Travelers should avoid staying in rooms close to the stairwell, which has been described as “murderer’s alley,” Reynolds notes. “If I’m a person wanting to do harm, I can come out of the stairwell to the closest room and back into the stairwell quickly,” says Reynolds.

Once travelers are comfortably inside their room, Geddes recommends that they never open their room door if someone knocks, no matter what they say. If the person says they’re from the hotel, the guest should try and spy the employee’s name tag and call down to the front desk to doublecheck that the employee is who he says he is and has been sent up to the room.

There’s one more part of a hotel that worries Ryder’s Bill Anderson. He advises business travelers to stay away from hotel restaurants, especially outdoor dining facilities. The two suicide bombers that attacked the Marriott and Ritz Carlton hotels in Jakarta last summer detonated their bombs inside one of each hotel’s restaurants, reported Australia’s The Age. If you’re a business traveler shuttling into a location where the risk is severe, “just order room service,” Anderson advises.

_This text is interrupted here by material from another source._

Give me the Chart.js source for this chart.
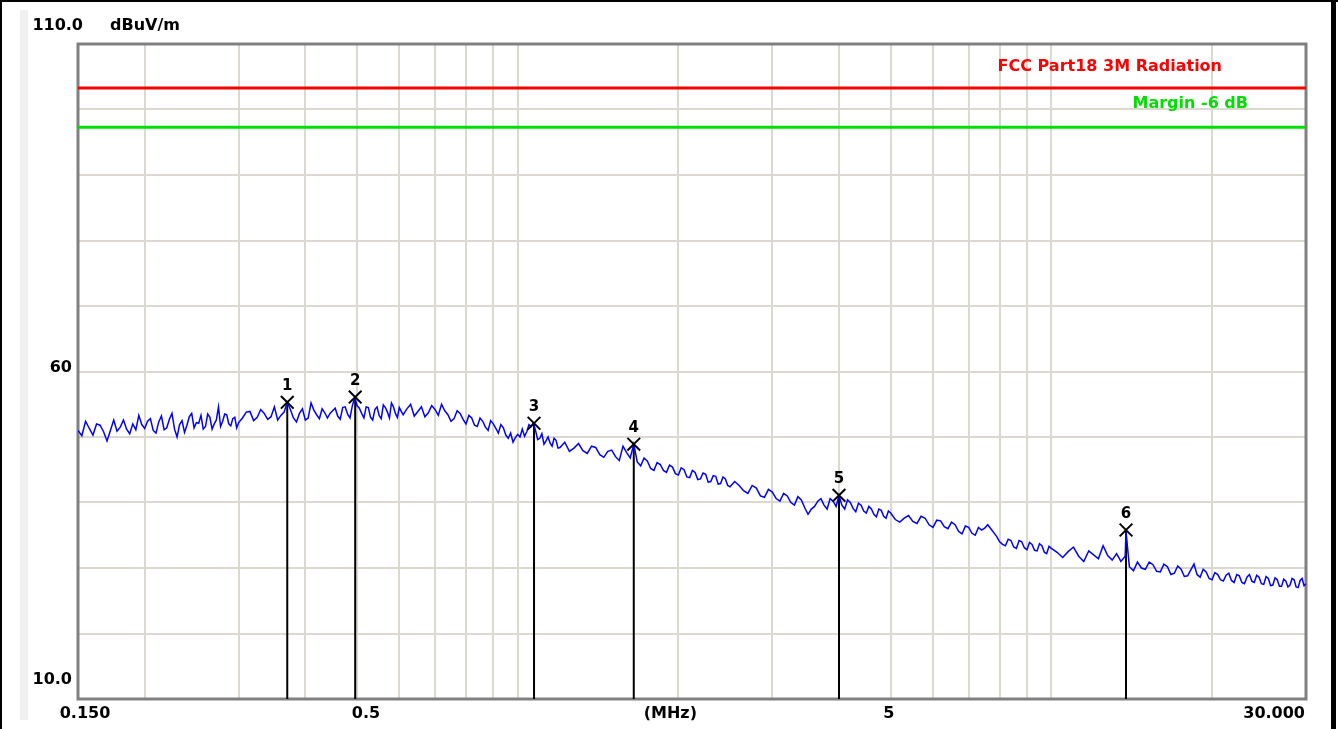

Ultimately, companies must trust their employees, and traveling employees must trust their gut. There’s a big psychological dimension to security awareness, says Falkenberg. People have a “subliminal or subconscious awareness of things that are wrong.” If something doesn’t seem right, a traveler should not proceed, regardless of whether anyone else might judge their reticence as paranoid, he says.

By arming employees with training and intelligence, companies increase the odds that employees will be able to navigate most situations safely. If problems do occur, travel tracking programs and contingency plans can provide employees with the assistance they need.

Matthew Harwood is an associate editor at Security Management.